My daughter is a CPA hired directly out of college by Arthur Andersen Company in October 1999, wanting security. She was wooed directly out of college by several companies. Companies were touting in-office massages on Fridays, child care, and unbelievable, countless bennies. Arthur Andersen won. But so much for the
security of a large company — she was one of the last ones to turn out the lights in the San Francisco office in 2002.
My oldest son recently graduated from UC Davis with a degree in Viticulture and Enology. This is his second degree; he received a Bachelor of Science at UC Santa Barbara. After graduation, it took him one year to find a job. No one wooed him. No massages. Many of his friends are still unemployed or employed part-time — “under-employed” is the term. They are just thankful to get a job. If they can make 6% return on investment in their retirement accounts – hallelujah!

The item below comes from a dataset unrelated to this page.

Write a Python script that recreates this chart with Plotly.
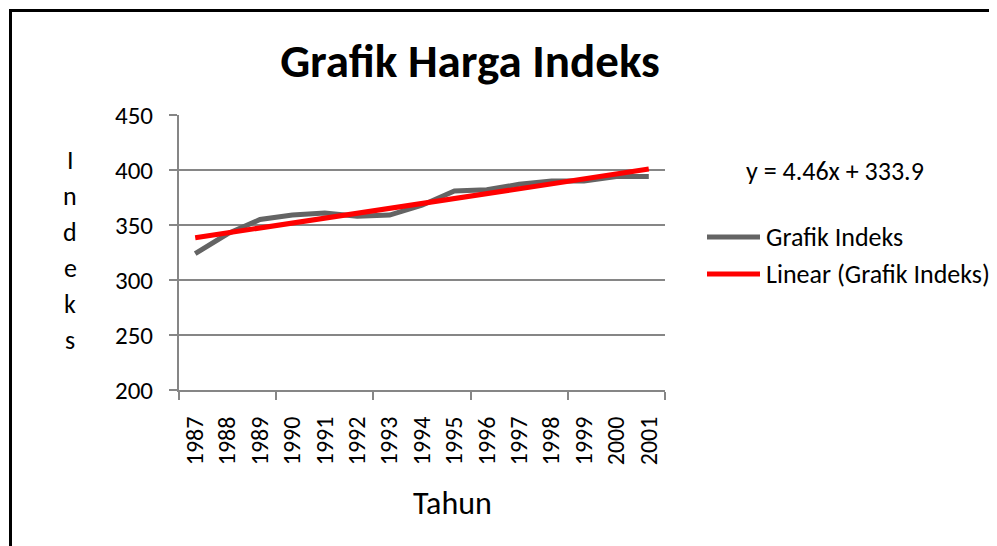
import numpy as np
import plotly.graph_objects as go

# ---- data ----
years = ["1987", "1988", "1989", "1990", "1991", "1992", "1993", "1994",
         "1995", "1996", "1997", "1998", "1999", "2000", "2001"]
indeks = [324, 342, 355, 359, 361, 358, 359, 368, 381, 382, 387, 390, 390, 394, 394]
y_ticks = [200, 250, 300, 350, 400, 450]
equation_label = "y = 4.46x + 333.9"
chart_title = "Grafik Harga Indeks"
x_title = "Tahun"
y_title = "Indeks"
series_name = "Grafik Indeks"
trend_name = "Linear (Grafik Indeks)"

# ---- derived ----
xpos = np.arange(1, len(years) + 1)
slope, intercept = np.polyfit(xpos, indeks, 1)
trend = slope * xpos + intercept

FONT = "Calibri, Carlito, Lato, sans-serif"
OFF = 8  # page body margin
W, H = 997 - OFF, 546 - OFF
# plot area in screen pixels
L, R, T, B = 179, 665, 115, 390
pw, ph = R - L, B - T
GRAY = "#646464"
RED = "#FF0000"


def px_x(p):
    return (p - L) / pw


def px_y(p):
    return (B - p) / ph


fig = go.Figure()
fig.add_trace(go.Scatter(
    x=xpos, y=indeks, mode="lines", name=series_name,
    line=dict(color=GRAY, width=5)))
fig.add_trace(go.Scatter(
    x=xpos, y=trend, mode="lines", name=trend_name,
    line=dict(color=RED, width=5)))

boundaries = [0.5 + 3 * i for i in range(len(years) // 3 + 1)]

fig.update_layout(
    width=W, height=H,
    margin=dict(l=L - OFF, r=W - (R - OFF), t=T - OFF, b=H - (B - OFF)),
    paper_bgcolor="white", plot_bgcolor="white",
    font=dict(family=FONT, size=26, color="black"),
    showlegend=False,
    title=dict(text="<b>" + chart_title + "</b>", font=dict(size=47, family=FONT),
               x=px_x(470), xref="paper", xanchor="center",
               y=1 - (61 - OFF) / H, yref="container", yanchor="middle"),
    xaxis=dict(range=[0.5, len(years) + 0.5], tickmode="array",
               tickvals=list(xpos), ticktext=years, tickangle=-90,
               tickfont=dict(size=24),
               ticks="", showgrid=False, zeroline=False,
               showline=True, linecolor="#868686", linewidth=2,
               ticklabelstandoff=15,
               minor=dict(tickmode="array", tickvals=boundaries, ticks="outside",
                          ticklen=8, tickwidth=2, tickcolor="#868686", showgrid=False)),
    yaxis=dict(range=[200, 450], tickmode="array", tickvals=y_ticks,
               tickfont=dict(size=25),
               ticks="outside", ticklen=8, tickwidth=2, tickcolor="#868686",
               showgrid=True, gridcolor="#868686", gridwidth=2,
               zeroline=False, showline=True, linecolor="#868686", linewidth=2,
               ticklabelstandoff=11),
)

# legend (drawn manually so it may run to the page edge like the original)
legend_items = [(series_name, GRAY, 237), (trend_name, RED, 274)]
for name, color, ypix in legend_items:
    fig.add_shape(type="line", xref="paper", yref="paper",
                  x0=px_x(707), x1=px_x(760), y0=px_y(ypix), y1=px_y(ypix),
                  line=dict(color=color, width=5))
    fig.add_annotation(text=name, xref="paper", yref="paper",
                       x=px_x(764), y=px_y(ypix), xanchor="left", yanchor="middle",
                       showarrow=False, font=dict(size=26))

# equation of trendline
fig.add_annotation(text=equation_label, xref="paper", yref="paper",
                   x=px_x(744), y=px_y(171), xanchor="left", yanchor="middle",
                   showarrow=False, font=dict(size=26))
# x axis title
fig.add_annotation(text=x_title, xref="paper", yref="paper",
                   x=px_x(452), y=px_y(503), xanchor="center", yanchor="middle",
                   showarrow=False, font=dict(size=32))
# y axis title: stacked letters
for i, ch in enumerate(y_title):
    fig.add_annotation(text=ch, xref="paper", yref="paper",
                       x=px_x(70), y=px_y(160 + i * 36), xanchor="center",
                       yanchor="middle", showarrow=False, font=dict(size=26))

# outer chart frame: only the left and top edges are inside the picture
fig.add_shape(type="line", xref="paper", yref="paper",
              x0=px_x(10.5), x1=px_x(10.5), y0=px_y(560), y1=px_y(9),
              line=dict(color="black", width=3))
fig.add_shape(type="line", xref="paper", yref="paper",
              x0=px_x(9), x1=px_x(1010), y0=px_y(10.5), y1=px_y(10.5),
              line=dict(color="black", width=3))

fig.write_html("out.html")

My youngest son has no clue what is going on. He got me to buy him a new $500 bicycle. His general state of oblivion really got me thinking. Depending on how you determine it, the last Millennial to turn legal drinking age will do so in the year 2021. Today about half the Millennials can’t drink, at least not legally, and the older half is suffering massive unemployment.
It is true that the Millennials did not have any retirement savings to lose like the Boomers; but that also means they do not have any retirement savings to recover. I have gained back most of my retirement savings, though it seems to come and go these days pretty quickly.
I used to believe that we were undergoing an overarching 10-year shift; To quote Silicon Valley Bank again, “They [the Millennials] are unlikely to matter as much as the Boomers and gen-Ex-ers when purchasing luxury wines … probably for the next decade.” I now believe we are more likely in a 30+-year shift.
My youngest has no clue about recessions, mortgages, etc. He is largely unaffected. In 10 years, he’ll be 26 years old; in 20 years, he’ll be 36 years old. It is going to take 20 years before that segment of the population that was not traumatized by the meltdown gets to the prime demographic for wine consumers, 30 years before they are at peak earning potential.